Fox News noted that the number of suspected terrorists caught attempting to illegally enter the country has grown sharply in recent years.

Whereas just eight were nabbed between ports of entry along the southern border from fiscal year 2017 to fiscal year 2020, the figure jumped to 15 in fiscal year 2021 and 98 in fiscal year 2022.

This report came less than a week after Border Patrol Chief Raul Ortiz told members of the House Homeland Security Committee that the Department of Homeland Security (DHS) lacks "operational control" over America's border with Mexico.

Border Patrol chief disagrees with halting wall construction

Ortiz also told Oklahoma Republican Rep.
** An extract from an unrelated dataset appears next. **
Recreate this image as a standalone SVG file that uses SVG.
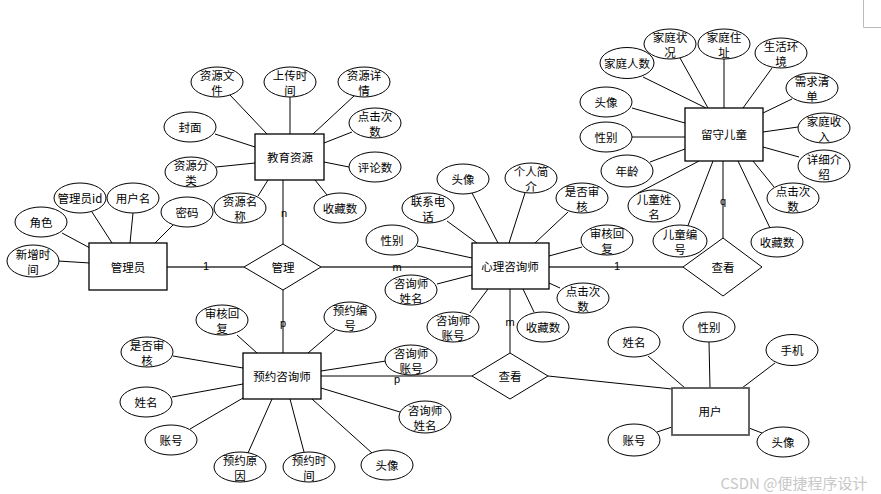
<svg xmlns="http://www.w3.org/2000/svg" width="881" height="494" viewBox="0 0 881 494">
<style>
.e{fill:#fff;stroke:#000;stroke-width:1}
.b{fill:#fff;stroke:#000;stroke-width:1.3}
.d{fill:#fff;stroke:#000;stroke-width:1}
.t{font-family:"Noto Sans CJK SC","Noto Sans",sans-serif;font-size:11.5px;fill:#000;text-anchor:middle;dominant-baseline:central}
.c{stroke:#000;stroke-width:1;fill:none}
.k{stroke:#666;stroke-width:2.2;fill:none}
.lb{font-family:"Liberation Sans",Arial,sans-serif;font-size:11px;fill:#000;text-anchor:middle;dominant-baseline:central}
</style>
<rect x="0" y="0" width="881" height="494" fill="#fff"/>
<path d="M863.5 0 V27.5 H881" stroke="#bbb" stroke-width="1" fill="none"/>
<g id="connectors">
<path class="c" d="M92 212L112 243M133 213L130 243M173 225L155 243M62 233L90 248M58 261L90 263"/>
<path class="k" d="M167 267H244M321 267H472M549 267H683"/>
<path class="c" d="M230 95L267 134M290 97V134M355 95L313 134M352 132L324 143M349 167L324 162M327 195L315 180M215 134L255 147M216 167L255 163M258 196L268 180M283 180V244"/>
<path class="c" d="M283 290V353"/>
<path class="c" d="M472 193L498 243M525 193L509 243M568 212L535 243M447 221L477 243M417 246L472 258M582 247L549 256M437 284L472 275M470 313L488 289M534 312L523 289M560 288L549 283M510 289V353"/>
<path class="c" d="M680 58L708 108M643 77L706 108M724 59V108M772 68L743 108M792 99L763 113M632 108L685 123M798 127L763 132M632 137H685M799 157L763 147M650 162L685 149M774 187L753 161M638 193L699 161M687 228L713 161M770 228L738 161M723 161V238"/>
<path class="c" d="M237 335L257 353M335 330L308 353M173 356L243 368M386 361L321 371M172 397L243 384M400 412L321 388M190 429L243 398M248 453L272 399M304 452L290 399M372 453L312 399"/>
<path class="c" d="M321 376H472M548 376L672 389"/>
<path class="c" d="M648 356L685 388M709 342L710 388M775 363L742 388M657 432L672 427M762 433L749 428"/>
<text class="lb" x="206" y="266">1</text>
<text class="lb" x="284" y="213">n</text>
<text class="lb" x="397" y="267">m</text>
<text class="lb" x="617" y="266">1</text>
<text class="lb" x="723" y="201">q</text>
<text class="lb" x="510" y="322">m</text>
<text class="lb" x="283" y="323">p</text>
<text class="lb" x="397" y="379">p</text>
</g>
<g id="guanliyuan"><rect class="b" x="89" y="243" width="78" height="47"/><text class="t" x="128" y="267">管理员</text></g>
<g id="jiaoyuziyuan"><rect class="b" x="255" y="134" width="69" height="46"/><text class="t" x="290" y="157">教育资源</text></g>
<g id="xinlizixunshi"><rect class="b" x="472" y="243" width="77" height="46"/><text class="t" x="510" y="266">心理咨询师</text></g>
<g id="liushouertong"><rect class="b" x="685" y="108" width="78" height="53"/><text class="t" x="724" y="134">留守儿童</text></g>
<g id="yuyuezixunshi"><rect class="b" x="243" y="353" width="78" height="46"/><text class="t" x="282" y="376">预约咨询师</text></g>
<g id="yonghu"><rect class="b" x="672" y="388" width="77" height="47" style="stroke:#555;stroke-width:1.8"/><text class="t" x="710" y="411">用户</text></g>
<g id="guanli"><polygon class="d" points="283,244 321,267 283,290 244,267"/><text class="t" x="283" y="267">管理</text></g>
<g id="chakan1"><polygon class="d" points="723,238 762,267 723,296 683,267"/><text class="t" x="723" y="267">查看</text></g>
<g id="chakan2"><polygon class="d" points="510,353 548,376 510,399 472,376"/><text class="t" x="510" y="376">查看</text></g>
<g id="a_gly_id"><ellipse class="e" cx="80" cy="198" rx="26" ry="15"/><text class="t" x="80" y="198">管理员id</text></g>
<g id="a_gly_yhm"><ellipse class="e" cx="133" cy="198" rx="26" ry="15"/><text class="t" x="133" y="198">用户名</text></g>
<g id="a_gly_js"><ellipse class="e" cx="41" cy="222" rx="26" ry="15"/><text class="t" x="41" y="222">角色</text></g>
<g id="a_gly_mm"><ellipse class="e" cx="187" cy="212" rx="26" ry="15"/><text class="t" x="187" y="212">密码</text></g>
<g id="a_gly_xzsj"><ellipse class="e" cx="33" cy="261" rx="26" ry="16"/><text class="t" x="33" y="254">新增时</text><text class="t" x="33" y="269">间</text></g>
<g id="a_jy_zywj"><ellipse class="e" cx="217" cy="82" rx="26" ry="15"/><text class="t" x="217" y="75">资源文</text><text class="t" x="217" y="90">件</text></g>
<g id="a_jy_scsj"><ellipse class="e" cx="290" cy="82" rx="26" ry="15"/><text class="t" x="290" y="75">上传时</text><text class="t" x="290" y="90">间</text></g>
<g id="a_jy_zyxq"><ellipse class="e" cx="364" cy="82" rx="26" ry="15"/><text class="t" x="364" y="75">资源详</text><text class="t" x="364" y="90">情</text></g>
<g id="a_jy_djcs"><ellipse class="e" cx="375" cy="123" rx="26" ry="15"/><text class="t" x="375" y="116">点击次</text><text class="t" x="375" y="131">数</text></g>
<g id="a_jy_pls"><ellipse class="e" cx="375" cy="167" rx="26" ry="15"/><text class="t" x="375" y="167">评论数</text></g>
<g id="a_jy_scs"><ellipse class="e" cx="340" cy="208" rx="26" ry="15"/><text class="t" x="340" y="208">收藏数</text></g>
<g id="a_jy_fm"><ellipse class="e" cx="190" cy="127" rx="26" ry="15"/><text class="t" x="190" y="127">封面</text></g>
<g id="a_jy_zyfl"><ellipse class="e" cx="191" cy="172" rx="26" ry="15"/><text class="t" x="191" y="165">资源分</text><text class="t" x="191" y="180">类</text></g>
<g id="a_jy_zymc"><ellipse class="e" cx="240" cy="208" rx="26" ry="15"/><text class="t" x="240" y="201">资源名</text><text class="t" x="240" y="216">称</text></g>
<g id="a_xl_tx"><ellipse class="e" cx="463" cy="179" rx="26" ry="15"/><text class="t" x="463" y="179">头像</text></g>
<g id="a_xl_grjj"><ellipse class="e" cx="531" cy="178" rx="26" ry="15"/><text class="t" x="531" y="171">个人简</text><text class="t" x="531" y="186">介</text></g>
<g id="a_xl_sfsh"><ellipse class="e" cx="582" cy="198" rx="26" ry="15"/><text class="t" x="582" y="191">是否审</text><text class="t" x="582" y="206">核</text></g>
<g id="a_xl_lxdh"><ellipse class="e" cx="428" cy="208" rx="26" ry="15"/><text class="t" x="428" y="201">联系电</text><text class="t" x="428" y="216">话</text></g>
<g id="a_xl_xb"><ellipse class="e" cx="392" cy="240" rx="26" ry="15"/><text class="t" x="392" y="240">性别</text></g>
<g id="a_xl_shhf"><ellipse class="e" cx="607" cy="240" rx="26" ry="15"/><text class="t" x="607" y="233">审核回</text><text class="t" x="607" y="248">复</text></g>
<g id="a_xl_zxsxm"><ellipse class="e" cx="411" cy="290" rx="26" ry="15"/><text class="t" x="411" y="283">咨询师</text><text class="t" x="411" y="298">姓名</text></g>
<g id="a_xl_zxszh"><ellipse class="e" cx="453" cy="327" rx="26" ry="15"/><text class="t" x="453" y="320">咨询师</text><text class="t" x="453" y="335">账号</text></g>
<g id="a_xl_scs"><ellipse class="e" cx="543" cy="327" rx="26" ry="15"/><text class="t" x="543" y="327">收藏数</text></g>
<g id="a_xl_djcs"><ellipse class="e" cx="583" cy="298" rx="26" ry="15"/><text class="t" x="583" y="291">点击次</text><text class="t" x="583" y="306">数</text></g>
<g id="a_et_jtzk"><ellipse class="e" cx="670" cy="44" rx="26" ry="15"/><text class="t" x="670" y="37">家庭状</text><text class="t" x="670" y="52">况</text></g>
<g id="a_et_jtzz"><ellipse class="e" cx="724" cy="44" rx="26" ry="15"/><text class="t" x="724" y="37">家庭住</text><text class="t" x="724" y="52">址</text></g>
<g id="a_et_shhj"><ellipse class="e" cx="781" cy="53" rx="26" ry="15"/><text class="t" x="781" y="46">生活环</text><text class="t" x="781" y="61">境</text></g>
<g id="a_et_jtrs"><ellipse class="e" cx="627" cy="63" rx="27" ry="15.5"/><text class="t" x="627" y="63">家庭人数</text></g>
<g id="a_et_xqqd"><ellipse class="e" cx="812" cy="88" rx="26" ry="15"/><text class="t" x="812" y="81">需求清</text><text class="t" x="812" y="96">单</text></g>
<g id="a_et_tx"><ellipse class="e" cx="606" cy="102" rx="26" ry="15"/><text class="t" x="606" y="102">头像</text></g>
<g id="a_et_jtsr"><ellipse class="e" cx="824" cy="128" rx="26" ry="15"/><text class="t" x="824" y="121">家庭收</text><text class="t" x="824" y="136">入</text></g>
<g id="a_et_xb"><ellipse class="e" cx="606" cy="137" rx="26" ry="15"/><text class="t" x="606" y="137">性别</text></g>
<g id="a_et_xxjs"><ellipse class="e" cx="824" cy="166" rx="26" ry="16"/><text class="t" x="824" y="159">详细介</text><text class="t" x="824" y="174">绍</text></g>
<g id="a_et_nl"><ellipse class="e" cx="627" cy="171" rx="26" ry="16"/><text class="t" x="627" y="171">年龄</text></g>
<g id="a_et_djcs"><ellipse class="e" cx="793" cy="198" rx="26" ry="15"/><text class="t" x="793" y="191">点击次</text><text class="t" x="793" y="206">数</text></g>
<g id="a_et_etxm"><ellipse class="e" cx="654" cy="206" rx="26" ry="16"/><text class="t" x="654" y="199">儿童姓</text><text class="t" x="654" y="214">名</text></g>
<g id="a_et_etbh"><ellipse class="e" cx="680" cy="241" rx="27" ry="16"/><text class="t" x="680" y="234">儿童编</text><text class="t" x="680" y="249">号</text></g>
<g id="a_et_scs"><ellipse class="e" cx="777" cy="242" rx="26" ry="15"/><text class="t" x="777" y="242">收藏数</text></g>
<g id="a_yy_shhf"><ellipse class="e" cx="222" cy="320" rx="26" ry="15"/><text class="t" x="222" y="313">审核回</text><text class="t" x="222" y="328">复</text></g>
<g id="a_yy_yybh"><ellipse class="e" cx="350" cy="317" rx="26" ry="15"/><text class="t" x="350" y="310">预约编</text><text class="t" x="350" y="325">号</text></g>
<g id="a_yy_sfsh"><ellipse class="e" cx="147" cy="352" rx="26" ry="15"/><text class="t" x="147" y="345">是否审</text><text class="t" x="147" y="360">核</text></g>
<g id="a_yy_zxszh"><ellipse class="e" cx="411" cy="360" rx="26" ry="15"/><text class="t" x="411" y="353">咨询师</text><text class="t" x="411" y="368">账号</text></g>
<g id="a_yy_xm"><ellipse class="e" cx="146" cy="402" rx="26" ry="15"/><text class="t" x="146" y="402">姓名</text></g>
<g id="a_yy_zxsxm"><ellipse class="e" cx="425" cy="417" rx="26" ry="16"/><text class="t" x="425" y="410">咨询师</text><text class="t" x="425" y="425">姓名</text></g>
<g id="a_yy_zh"><ellipse class="e" cx="171" cy="440" rx="26" ry="15"/><text class="t" x="171" y="440">账号</text></g>
<g id="a_yy_yyyy"><ellipse class="e" cx="240" cy="467" rx="26" ry="15"/><text class="t" x="240" y="460">预约原</text><text class="t" x="240" y="475">因</text></g>
<g id="a_yy_yysj"><ellipse class="e" cx="309" cy="467" rx="26" ry="15"/><text class="t" x="309" y="460">预约时</text><text class="t" x="309" y="475">间</text></g>
<g id="a_yy_tx"><ellipse class="e" cx="387" cy="465" rx="26" ry="15"/><text class="t" x="387" y="465">头像</text></g>
<g id="a_yh_xm"><ellipse class="e" cx="634" cy="342" rx="26" ry="15"/><text class="t" x="634" y="342">姓名</text></g>
<g id="a_yh_xb"><ellipse class="e" cx="709" cy="327" rx="26" ry="15"/><text class="t" x="709" y="327">性别</text></g>
<g id="a_yh_sj"><ellipse class="e" cx="792" cy="350" rx="26" ry="15.5"/><text class="t" x="792" y="350">手机</text></g>
<g id="a_yh_zh"><ellipse class="e" cx="634" cy="440" rx="26" ry="16"/><text class="t" x="634" y="440">账号</text></g>
<g id="a_yh_tx"><ellipse class="e" cx="783" cy="442" rx="26" ry="15"/><text class="t" x="783" y="442">头像</text></g>
<text x="794" y="482" style="font-family:'Noto Sans CJK SC','Noto Sans',sans-serif;font-size:15px;fill:#c8c8c8;text-anchor:middle;dominant-baseline:central">CSDN @便捷程序设计</text>
</svg>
Josh Brecheen that he disagreed with President Joe Biden's decision to halt construction of a border wall.

Ortiz at one point complained that the Border Patrol "tore down perfectly good infrastructure system in some areas that we should have just left alone."

"I do not believe in a wall from sea to shining sea, but I do believe in infrastructure and barrier systems in concentrated areas, especially urban areas," the official added.

$47 million per year

Meanwhile, Fox News reported last week that the Senate Armed Forces Committee found taxpayers are shelling out $47 million per year to store and maintain unused border wall materials.

Republican members of the committee raised the issue in a letter to Melissa Dalton, who serves as assistant secretary of defense for homeland defense and hemispheric affairs.

"At present, over 20,000 border wall sections, otherwise known as bollard panels, lie unused at 20 project sites across southern Arizona and New Mexico," they pointed out.

"Every day, the Department of Defense pays $130,000 to store, maintain, and secure these materials," the lawmakers complained.